_RAW RECORDS_

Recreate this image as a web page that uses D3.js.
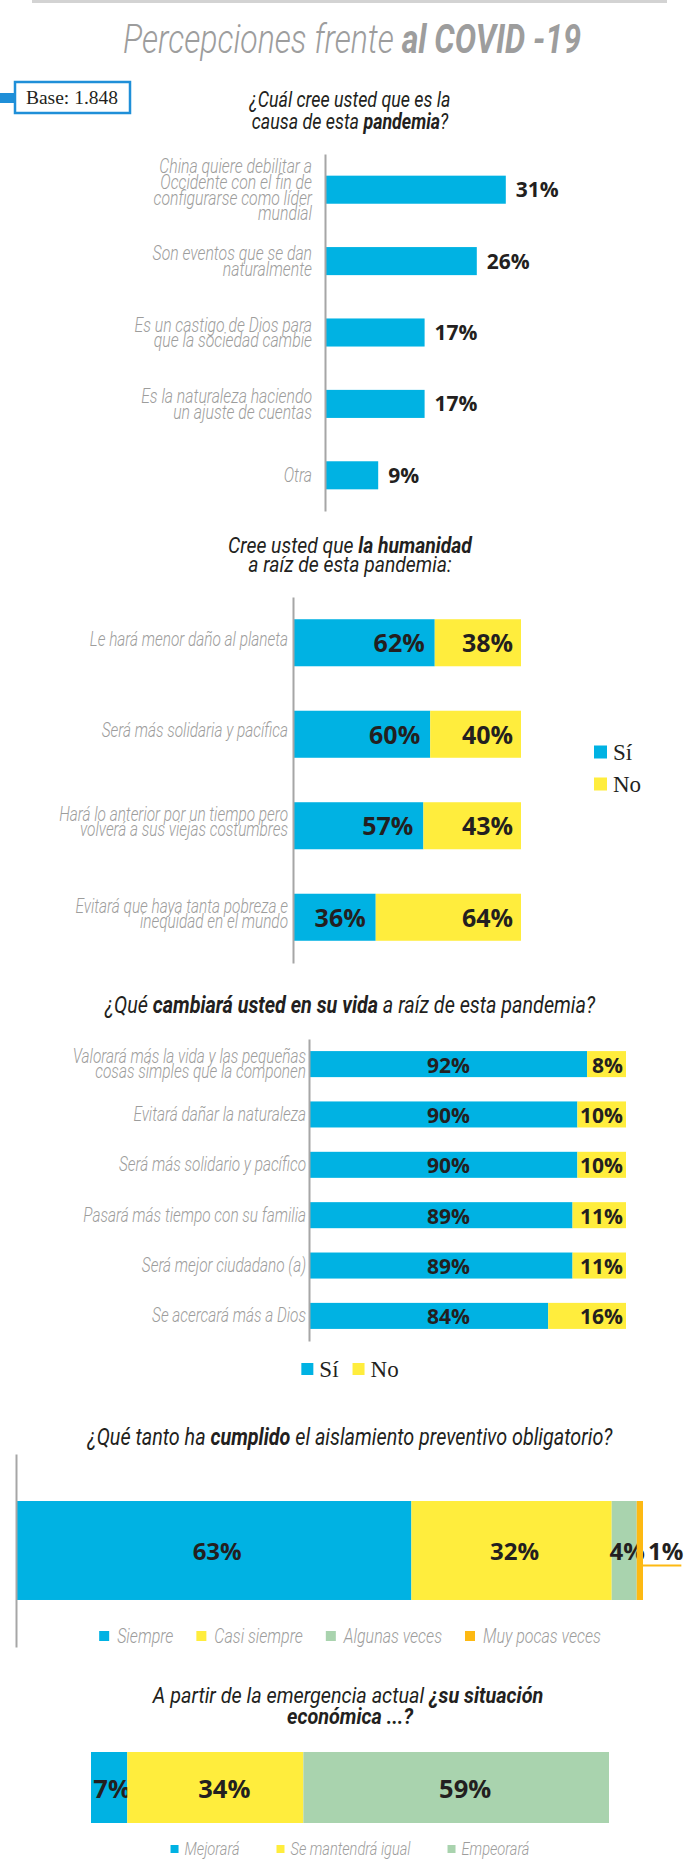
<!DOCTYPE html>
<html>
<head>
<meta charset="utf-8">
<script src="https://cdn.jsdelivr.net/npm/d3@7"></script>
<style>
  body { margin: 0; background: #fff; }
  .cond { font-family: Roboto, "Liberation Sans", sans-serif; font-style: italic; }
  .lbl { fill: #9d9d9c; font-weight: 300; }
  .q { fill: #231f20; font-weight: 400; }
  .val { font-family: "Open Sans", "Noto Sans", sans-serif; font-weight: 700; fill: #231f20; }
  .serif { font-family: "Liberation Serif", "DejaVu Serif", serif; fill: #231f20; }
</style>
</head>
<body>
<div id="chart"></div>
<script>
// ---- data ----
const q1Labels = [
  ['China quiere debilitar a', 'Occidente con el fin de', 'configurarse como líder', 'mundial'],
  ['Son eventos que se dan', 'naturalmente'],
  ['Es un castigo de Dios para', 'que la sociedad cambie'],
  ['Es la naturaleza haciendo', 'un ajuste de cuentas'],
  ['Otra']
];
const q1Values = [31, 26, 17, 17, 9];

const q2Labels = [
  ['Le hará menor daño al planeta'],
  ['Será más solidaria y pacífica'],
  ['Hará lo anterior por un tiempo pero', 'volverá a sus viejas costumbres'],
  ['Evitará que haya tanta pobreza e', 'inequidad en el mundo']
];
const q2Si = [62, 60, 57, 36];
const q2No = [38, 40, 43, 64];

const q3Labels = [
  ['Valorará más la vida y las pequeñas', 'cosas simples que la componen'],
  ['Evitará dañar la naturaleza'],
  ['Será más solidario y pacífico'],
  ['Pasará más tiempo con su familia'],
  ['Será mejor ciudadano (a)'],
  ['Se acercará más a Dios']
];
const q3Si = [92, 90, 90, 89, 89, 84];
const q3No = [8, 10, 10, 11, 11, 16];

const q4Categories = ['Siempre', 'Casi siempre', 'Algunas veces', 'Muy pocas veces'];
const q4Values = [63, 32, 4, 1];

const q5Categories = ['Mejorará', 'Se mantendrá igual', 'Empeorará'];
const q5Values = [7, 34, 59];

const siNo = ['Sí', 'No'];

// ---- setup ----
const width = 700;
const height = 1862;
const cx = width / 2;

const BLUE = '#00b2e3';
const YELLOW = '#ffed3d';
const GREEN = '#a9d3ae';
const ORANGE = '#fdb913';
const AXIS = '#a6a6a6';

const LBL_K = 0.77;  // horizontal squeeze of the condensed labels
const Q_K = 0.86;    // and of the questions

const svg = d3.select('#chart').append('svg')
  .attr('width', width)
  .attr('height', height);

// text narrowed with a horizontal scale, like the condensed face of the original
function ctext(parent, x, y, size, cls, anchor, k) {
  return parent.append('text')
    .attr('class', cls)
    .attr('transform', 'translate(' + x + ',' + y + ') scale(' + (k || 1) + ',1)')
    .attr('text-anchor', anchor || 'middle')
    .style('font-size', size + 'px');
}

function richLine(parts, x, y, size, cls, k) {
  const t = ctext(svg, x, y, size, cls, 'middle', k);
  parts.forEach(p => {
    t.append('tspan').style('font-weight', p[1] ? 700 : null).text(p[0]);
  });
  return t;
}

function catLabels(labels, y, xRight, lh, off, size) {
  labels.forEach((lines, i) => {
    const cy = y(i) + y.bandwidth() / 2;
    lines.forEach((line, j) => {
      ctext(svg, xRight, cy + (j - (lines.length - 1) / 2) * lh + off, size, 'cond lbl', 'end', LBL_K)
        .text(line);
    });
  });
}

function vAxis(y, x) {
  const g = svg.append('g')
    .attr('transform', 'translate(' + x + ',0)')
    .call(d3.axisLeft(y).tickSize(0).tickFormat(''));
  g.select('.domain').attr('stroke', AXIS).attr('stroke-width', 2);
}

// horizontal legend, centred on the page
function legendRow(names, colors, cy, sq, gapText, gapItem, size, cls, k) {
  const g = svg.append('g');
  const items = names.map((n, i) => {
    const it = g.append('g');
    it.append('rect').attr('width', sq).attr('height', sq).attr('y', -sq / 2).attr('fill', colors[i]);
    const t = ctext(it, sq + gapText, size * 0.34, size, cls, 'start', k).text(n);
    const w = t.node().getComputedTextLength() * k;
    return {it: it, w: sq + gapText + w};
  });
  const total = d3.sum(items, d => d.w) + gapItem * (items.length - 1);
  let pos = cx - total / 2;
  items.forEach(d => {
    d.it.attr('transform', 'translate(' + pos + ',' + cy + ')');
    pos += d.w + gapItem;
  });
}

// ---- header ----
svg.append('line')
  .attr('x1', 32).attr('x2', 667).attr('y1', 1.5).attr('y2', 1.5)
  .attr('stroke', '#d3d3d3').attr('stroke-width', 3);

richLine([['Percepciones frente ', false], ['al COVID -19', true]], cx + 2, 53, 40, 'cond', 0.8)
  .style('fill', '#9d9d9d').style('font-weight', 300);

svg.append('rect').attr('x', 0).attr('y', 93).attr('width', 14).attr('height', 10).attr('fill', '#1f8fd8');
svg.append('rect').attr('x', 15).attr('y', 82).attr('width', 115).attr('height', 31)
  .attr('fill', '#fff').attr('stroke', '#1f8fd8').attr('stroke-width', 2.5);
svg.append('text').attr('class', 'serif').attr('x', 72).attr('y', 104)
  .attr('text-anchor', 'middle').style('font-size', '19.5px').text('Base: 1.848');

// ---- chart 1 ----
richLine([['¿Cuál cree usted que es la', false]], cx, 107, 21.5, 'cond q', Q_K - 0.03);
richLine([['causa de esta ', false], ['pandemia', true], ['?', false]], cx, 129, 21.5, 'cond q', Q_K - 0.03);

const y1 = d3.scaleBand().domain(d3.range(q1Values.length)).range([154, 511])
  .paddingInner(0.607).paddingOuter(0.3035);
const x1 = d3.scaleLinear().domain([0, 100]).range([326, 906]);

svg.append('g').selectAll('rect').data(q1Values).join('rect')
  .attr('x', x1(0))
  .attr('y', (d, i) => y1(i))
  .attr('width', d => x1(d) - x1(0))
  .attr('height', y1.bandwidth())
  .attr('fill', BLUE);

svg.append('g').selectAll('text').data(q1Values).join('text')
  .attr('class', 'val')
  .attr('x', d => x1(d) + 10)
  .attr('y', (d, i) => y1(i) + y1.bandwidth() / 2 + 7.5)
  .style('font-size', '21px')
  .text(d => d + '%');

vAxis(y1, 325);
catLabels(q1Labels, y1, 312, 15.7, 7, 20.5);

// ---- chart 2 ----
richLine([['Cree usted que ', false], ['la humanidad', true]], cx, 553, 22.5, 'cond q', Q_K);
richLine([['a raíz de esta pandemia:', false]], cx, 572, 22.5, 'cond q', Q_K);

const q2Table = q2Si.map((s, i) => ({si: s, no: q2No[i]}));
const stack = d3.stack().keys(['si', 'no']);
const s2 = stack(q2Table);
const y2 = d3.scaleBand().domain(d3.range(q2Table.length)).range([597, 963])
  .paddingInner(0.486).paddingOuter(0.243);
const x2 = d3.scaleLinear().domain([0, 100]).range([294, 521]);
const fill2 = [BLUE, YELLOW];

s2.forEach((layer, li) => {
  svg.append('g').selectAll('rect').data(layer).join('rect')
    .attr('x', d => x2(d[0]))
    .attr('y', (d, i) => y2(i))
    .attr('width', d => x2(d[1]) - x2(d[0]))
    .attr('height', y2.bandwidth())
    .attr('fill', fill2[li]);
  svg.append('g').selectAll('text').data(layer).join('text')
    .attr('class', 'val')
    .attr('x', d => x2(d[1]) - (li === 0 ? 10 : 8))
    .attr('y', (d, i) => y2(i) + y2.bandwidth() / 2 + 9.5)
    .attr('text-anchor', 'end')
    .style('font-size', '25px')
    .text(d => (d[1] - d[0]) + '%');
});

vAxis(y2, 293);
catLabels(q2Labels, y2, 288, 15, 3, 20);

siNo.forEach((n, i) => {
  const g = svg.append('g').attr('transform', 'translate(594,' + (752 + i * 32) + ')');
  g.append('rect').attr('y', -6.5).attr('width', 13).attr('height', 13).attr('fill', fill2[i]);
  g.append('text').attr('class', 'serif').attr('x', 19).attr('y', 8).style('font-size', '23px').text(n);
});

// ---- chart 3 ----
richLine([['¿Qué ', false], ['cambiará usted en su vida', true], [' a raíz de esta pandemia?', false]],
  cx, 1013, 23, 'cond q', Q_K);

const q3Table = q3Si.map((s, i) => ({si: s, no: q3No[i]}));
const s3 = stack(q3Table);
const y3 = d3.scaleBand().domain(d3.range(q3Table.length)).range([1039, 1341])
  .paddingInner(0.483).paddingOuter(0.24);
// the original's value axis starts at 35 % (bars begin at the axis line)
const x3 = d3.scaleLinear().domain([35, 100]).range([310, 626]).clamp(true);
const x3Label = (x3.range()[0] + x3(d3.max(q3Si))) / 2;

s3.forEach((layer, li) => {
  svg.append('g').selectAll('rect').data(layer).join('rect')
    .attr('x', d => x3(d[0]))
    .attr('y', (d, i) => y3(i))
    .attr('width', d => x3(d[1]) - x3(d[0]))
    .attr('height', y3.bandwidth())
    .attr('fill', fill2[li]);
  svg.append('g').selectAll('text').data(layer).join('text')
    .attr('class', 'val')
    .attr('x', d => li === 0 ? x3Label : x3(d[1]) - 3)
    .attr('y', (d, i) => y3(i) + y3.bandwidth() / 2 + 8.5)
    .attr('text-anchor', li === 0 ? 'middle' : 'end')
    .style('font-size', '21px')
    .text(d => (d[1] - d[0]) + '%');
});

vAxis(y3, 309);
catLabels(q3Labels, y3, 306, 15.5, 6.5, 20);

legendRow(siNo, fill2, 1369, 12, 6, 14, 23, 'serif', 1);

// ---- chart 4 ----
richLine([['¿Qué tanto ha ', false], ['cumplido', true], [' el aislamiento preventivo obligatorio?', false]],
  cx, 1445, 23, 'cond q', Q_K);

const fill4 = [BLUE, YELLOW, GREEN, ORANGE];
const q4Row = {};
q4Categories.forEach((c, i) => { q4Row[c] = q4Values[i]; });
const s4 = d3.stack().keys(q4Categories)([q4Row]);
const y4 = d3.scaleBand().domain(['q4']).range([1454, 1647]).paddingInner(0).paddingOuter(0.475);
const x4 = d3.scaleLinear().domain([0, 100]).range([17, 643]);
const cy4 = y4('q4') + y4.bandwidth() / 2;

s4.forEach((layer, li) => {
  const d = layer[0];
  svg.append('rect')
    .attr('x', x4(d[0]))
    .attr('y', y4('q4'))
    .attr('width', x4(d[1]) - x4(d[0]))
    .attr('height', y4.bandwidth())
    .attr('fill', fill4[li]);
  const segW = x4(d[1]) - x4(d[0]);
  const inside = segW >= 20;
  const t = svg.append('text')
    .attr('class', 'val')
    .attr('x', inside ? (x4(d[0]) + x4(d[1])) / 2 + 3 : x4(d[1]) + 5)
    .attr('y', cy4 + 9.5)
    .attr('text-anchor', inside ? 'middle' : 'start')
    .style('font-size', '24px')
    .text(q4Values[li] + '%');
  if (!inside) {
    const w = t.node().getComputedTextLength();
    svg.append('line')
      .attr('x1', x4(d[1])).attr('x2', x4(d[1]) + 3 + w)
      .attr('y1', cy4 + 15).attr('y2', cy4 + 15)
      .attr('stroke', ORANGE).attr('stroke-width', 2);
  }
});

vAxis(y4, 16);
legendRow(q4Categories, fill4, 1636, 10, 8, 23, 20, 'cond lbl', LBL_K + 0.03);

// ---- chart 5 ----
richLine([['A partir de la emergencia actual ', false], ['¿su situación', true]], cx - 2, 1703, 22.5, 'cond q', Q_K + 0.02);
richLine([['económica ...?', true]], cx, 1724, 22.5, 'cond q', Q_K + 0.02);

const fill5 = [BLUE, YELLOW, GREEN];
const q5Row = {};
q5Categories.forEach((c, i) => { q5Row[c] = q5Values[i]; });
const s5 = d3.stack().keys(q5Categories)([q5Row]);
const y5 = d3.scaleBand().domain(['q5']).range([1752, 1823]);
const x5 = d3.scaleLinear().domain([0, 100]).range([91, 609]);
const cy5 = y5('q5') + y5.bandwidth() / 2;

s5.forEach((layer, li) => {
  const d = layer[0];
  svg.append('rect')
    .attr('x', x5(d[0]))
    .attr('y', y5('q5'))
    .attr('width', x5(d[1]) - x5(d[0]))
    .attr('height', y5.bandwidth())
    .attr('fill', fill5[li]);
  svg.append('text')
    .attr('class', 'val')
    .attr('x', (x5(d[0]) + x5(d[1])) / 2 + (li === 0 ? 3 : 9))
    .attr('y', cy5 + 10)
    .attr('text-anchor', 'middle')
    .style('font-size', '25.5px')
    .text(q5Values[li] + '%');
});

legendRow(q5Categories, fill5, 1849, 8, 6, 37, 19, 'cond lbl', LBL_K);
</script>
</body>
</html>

==

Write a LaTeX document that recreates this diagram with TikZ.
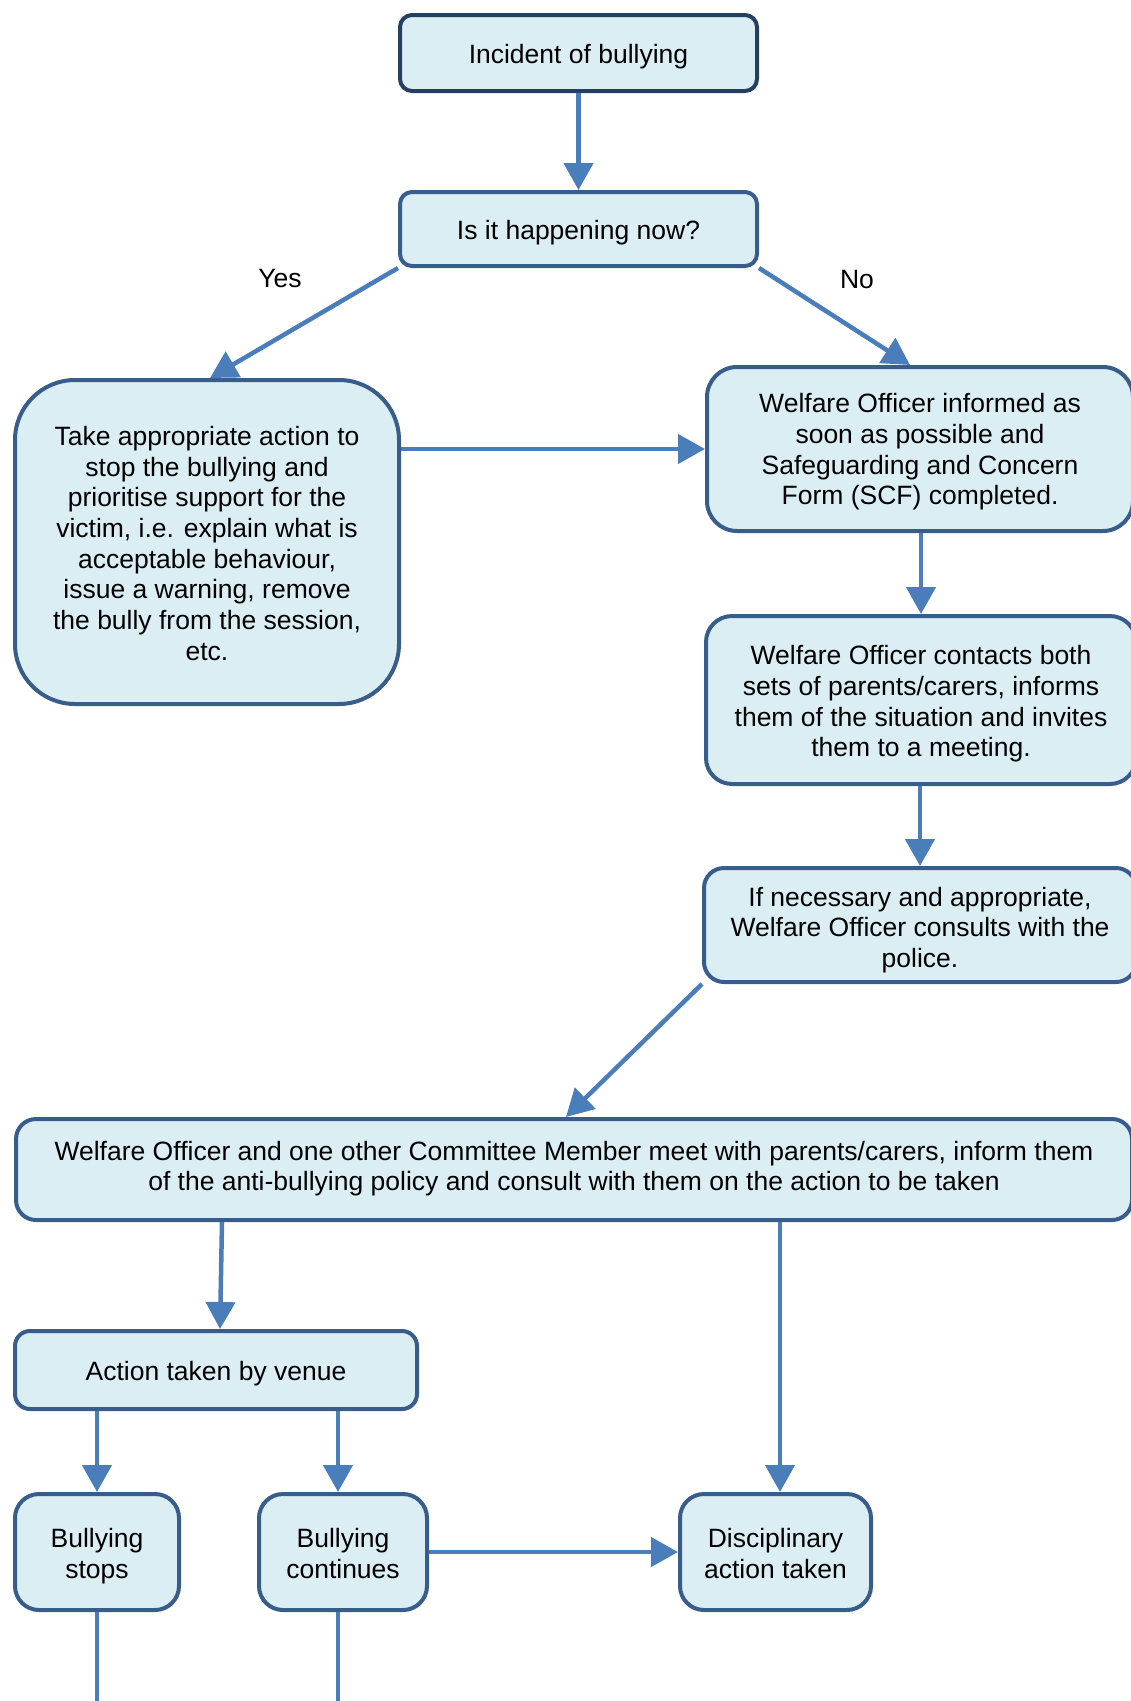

_DO THIS_
Can you give again only the lines between the one containing "Recreate this image" and the one containing "const q3No = [8, 10, 10, 11, 11, 16];", counting both, exactly as they appear and without any pictures?

_WORKED ANSWER_
Recreate this image as a web page that uses D3.js.
<!DOCTYPE html>
<html>
<head>
<meta charset="utf-8">
<script src="https://cdn.jsdelivr.net/npm/d3@7"></script>
<style>
  body { margin: 0; background: #fff; }
  .cond { font-family: Roboto, "Liberation Sans", sans-serif; font-style: italic; }
  .lbl { fill: #9d9d9c; font-weight: 300; }
  .q { fill: #231f20; font-weight: 400; }
  .val { font-family: "Open Sans", "Noto Sans", sans-serif; font-weight: 700; fill: #231f20; }
  .serif { font-family: "Liberation Serif", "DejaVu Serif", serif; fill: #231f20; }
</style>
</head>
<body>
<div id="chart"></div>
<script>
// ---- data ----
const q1Labels = [
  ['China quiere debilitar a', 'Occidente con el fin de', 'configurarse como líder', 'mundial'],
  ['Son eventos que se dan', 'naturalmente'],
  ['Es un castigo de Dios para', 'que la sociedad cambie'],
  ['Es la naturaleza haciendo', 'un ajuste de cuentas'],
  ['Otra']
];
const q1Values = [31, 26, 17, 17, 9];

const q2Labels = [
  ['Le hará menor daño al planeta'],
  ['Será más solidaria y pacífica'],
  ['Hará lo anterior por un tiempo pero', 'volverá a sus viejas costumbres'],
  ['Evitará que haya tanta pobreza e', 'inequidad en el mundo']
];
const q2Si = [62, 60, 57, 36];
const q2No = [38, 40, 43, 64];

const q3Labels = [
  ['Valorará más la vida y las pequeñas', 'cosas simples que la componen'],
  ['Evitará dañar la naturaleza'],
  ['Será más solidario y pacífico'],
  ['Pasará más tiempo con su familia'],
  ['Será mejor ciudadano (a)'],
  ['Se acercará más a Dios']
];
const q3Si = [92, 90, 90, 89, 89, 84];
const q3No = [8, 10, 10, 11, 11, 16];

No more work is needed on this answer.